Mercusuar                  :  bakar beranda ? omong-omong lu mau bantu ?  :)
Paman Gembul          :  as you wish, Bro. Cracker Brotherhood Forever  
Mercusuar                  :  wow ! thanks-thanks .. gitu aja pake sebutin semboyan segala !
Paman Gembul          : hehehe .. Btw, lu ada rumah lain yang bisa dibobol ?  
Mercusuar                  : kalo lu mau, coba aja bobol rumah duit negara. Ntar mereka lu kasih tau kelemahan gemboknya. Menantang tuh ! tapi duitnya jangan dirampok ! lu bisa kualat tiga belas ! ngrampok duit negeri sendiri ...
Paman Gembul          :  wah-wah. gila juga otak lu. Tp makan apa gua kalo kagak ngrampok !!!
Mercusuar                  : yaaahh ...  jangan ngrampok negeri sendiri lah ! kena kutukan ntar kepalamu muter di bawah persis jambu monyet !!
Paman Gembul          :  wakakaka :) betul itu !  haram hukumnya !!!
Mercusuar                  :  Man ! coba lu  bakar ni alamat rumah ! kerahin kawan-kawan.
Paman Gembul          :  Siap Juragan  !!!

Jari-jari Damar kemudian menari dengan cepat. Ia mengetik kode demi kode yang segera ia kirim melalui messenger. Wajahnya sesekali tersenyum. Kontak batin dengan sosok Paman Gembul membuat imajinasinya seolah berhadapan dengan bayang maya pikirannya. Dan Damar memang tak pernah tahu, siapa dan bagaimana bentuk raut wajah kawan cyber-nya itu.

target_operasi.txt
 1 file sent to Paman Gembul


Mercusuar                  : Man, sekalian disitu ada kunci gembok rekening para koruptor. Silakan aja lu colong asal jangan banyak-banyak. And dengan syarat ..  jangan lupa bunyi pasal 32 “fakir miskin dan anak terlantar di pelihara oleh Cracker”.
Paman Gembul          :  wakakaka ! kagak bisa gitu. Anak miskin dan anak terlantar bukan gua yang pelihara ! tapi negara ! but dont worry, gua tetep anak ideologis robinhood.
Mercusuar                  :  okeh okeh !! gua percaya Man ! btw sebenarnya lu anak mana sih ? gua jadi penasaran ;)
Paman Gembul          :  halah !!! nggak usah lu pake tahu !! yang jelas gua anak seribu pulau ! wakakakakaka.

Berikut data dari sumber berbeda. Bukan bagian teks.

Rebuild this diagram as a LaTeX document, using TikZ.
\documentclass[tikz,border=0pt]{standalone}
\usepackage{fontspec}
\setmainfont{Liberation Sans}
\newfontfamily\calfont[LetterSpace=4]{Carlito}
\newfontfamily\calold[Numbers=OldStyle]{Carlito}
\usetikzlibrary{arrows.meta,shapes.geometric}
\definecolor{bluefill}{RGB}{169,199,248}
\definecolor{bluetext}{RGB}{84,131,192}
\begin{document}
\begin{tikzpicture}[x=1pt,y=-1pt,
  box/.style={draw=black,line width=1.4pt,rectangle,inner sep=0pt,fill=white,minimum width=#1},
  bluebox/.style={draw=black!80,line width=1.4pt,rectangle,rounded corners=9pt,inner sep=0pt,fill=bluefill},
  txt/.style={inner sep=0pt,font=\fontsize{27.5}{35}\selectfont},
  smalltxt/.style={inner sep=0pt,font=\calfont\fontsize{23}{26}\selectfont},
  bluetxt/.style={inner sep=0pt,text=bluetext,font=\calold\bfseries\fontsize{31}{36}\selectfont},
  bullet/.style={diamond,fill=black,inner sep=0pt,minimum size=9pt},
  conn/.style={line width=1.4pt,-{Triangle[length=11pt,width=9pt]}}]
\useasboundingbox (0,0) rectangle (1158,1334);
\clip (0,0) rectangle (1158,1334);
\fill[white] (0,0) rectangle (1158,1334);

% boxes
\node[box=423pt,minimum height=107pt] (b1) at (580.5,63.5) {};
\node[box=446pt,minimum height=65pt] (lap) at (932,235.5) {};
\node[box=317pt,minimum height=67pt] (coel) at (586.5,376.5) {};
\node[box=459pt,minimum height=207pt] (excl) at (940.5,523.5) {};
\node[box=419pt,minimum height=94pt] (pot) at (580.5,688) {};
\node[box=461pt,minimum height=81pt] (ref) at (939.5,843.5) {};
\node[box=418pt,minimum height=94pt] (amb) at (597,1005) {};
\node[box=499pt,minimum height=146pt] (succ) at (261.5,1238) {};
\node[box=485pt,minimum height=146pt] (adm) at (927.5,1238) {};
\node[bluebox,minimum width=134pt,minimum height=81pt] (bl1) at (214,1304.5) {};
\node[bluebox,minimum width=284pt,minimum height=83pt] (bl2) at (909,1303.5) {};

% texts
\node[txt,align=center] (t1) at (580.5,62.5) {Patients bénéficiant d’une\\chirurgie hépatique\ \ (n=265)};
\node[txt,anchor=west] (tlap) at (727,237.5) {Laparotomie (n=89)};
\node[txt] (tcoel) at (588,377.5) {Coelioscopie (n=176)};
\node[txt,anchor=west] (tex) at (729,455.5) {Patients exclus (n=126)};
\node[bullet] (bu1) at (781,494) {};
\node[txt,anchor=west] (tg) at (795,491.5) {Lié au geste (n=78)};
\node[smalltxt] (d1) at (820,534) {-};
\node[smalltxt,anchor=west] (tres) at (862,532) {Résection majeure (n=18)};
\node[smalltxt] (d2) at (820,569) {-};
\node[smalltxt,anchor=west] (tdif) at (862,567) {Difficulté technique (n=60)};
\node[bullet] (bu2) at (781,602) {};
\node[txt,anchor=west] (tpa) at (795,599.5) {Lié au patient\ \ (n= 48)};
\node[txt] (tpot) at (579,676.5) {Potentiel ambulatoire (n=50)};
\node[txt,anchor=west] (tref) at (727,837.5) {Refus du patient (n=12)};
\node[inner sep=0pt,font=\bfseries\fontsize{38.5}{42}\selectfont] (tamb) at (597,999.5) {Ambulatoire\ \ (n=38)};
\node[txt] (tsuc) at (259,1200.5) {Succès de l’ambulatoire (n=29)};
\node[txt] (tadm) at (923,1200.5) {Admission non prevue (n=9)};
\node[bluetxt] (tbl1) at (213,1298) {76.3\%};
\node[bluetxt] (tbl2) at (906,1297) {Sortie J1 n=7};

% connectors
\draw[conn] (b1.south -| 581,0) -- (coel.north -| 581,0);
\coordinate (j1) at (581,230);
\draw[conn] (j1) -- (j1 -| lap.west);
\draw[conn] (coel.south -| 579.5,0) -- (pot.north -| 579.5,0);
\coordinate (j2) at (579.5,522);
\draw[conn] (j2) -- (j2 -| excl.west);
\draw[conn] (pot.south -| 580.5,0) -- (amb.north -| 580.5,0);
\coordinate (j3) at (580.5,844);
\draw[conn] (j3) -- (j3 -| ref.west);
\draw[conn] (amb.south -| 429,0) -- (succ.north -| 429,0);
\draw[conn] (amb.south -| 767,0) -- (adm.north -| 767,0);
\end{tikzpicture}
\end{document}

“ah, Paman Gembul, gua penasaran juga sama lu,” Damar tersenyum sendiri. Ia masih terperangkap menikmati candu kode-kode bahasa pemrograman. Ia membuka lagi website yang kini menjadi rujukan fakta masalah, dan ia merasa puas.  Damar merasa menjadi manusia yang berguna, terlebih ketika eksistensi website telah menjadi garda opini sesuai dengan harapan banyak orang.

Sementara musik jazz telah lama berhenti. Sementara sore hampir mengundang malam. Damar masih duduk dan menautkan kode-kode pemograman di atas keyboard laptopnya.


***


Di sudut ruangan Emma tercenung. Pandang matanya tak fokus, ia nampak ketakutan seperti dikejar-kejar nasib buruk. Ia sesekali menggigil, nafasnya pun terburu tak teratur. Dicarinya bubuk putih penolong, Ia pelan beranjak dengan langkah kaki sedikit terhuyung. Dan Emma memang ingin segera lepas dari beban yang sekian lama menghimpitnya.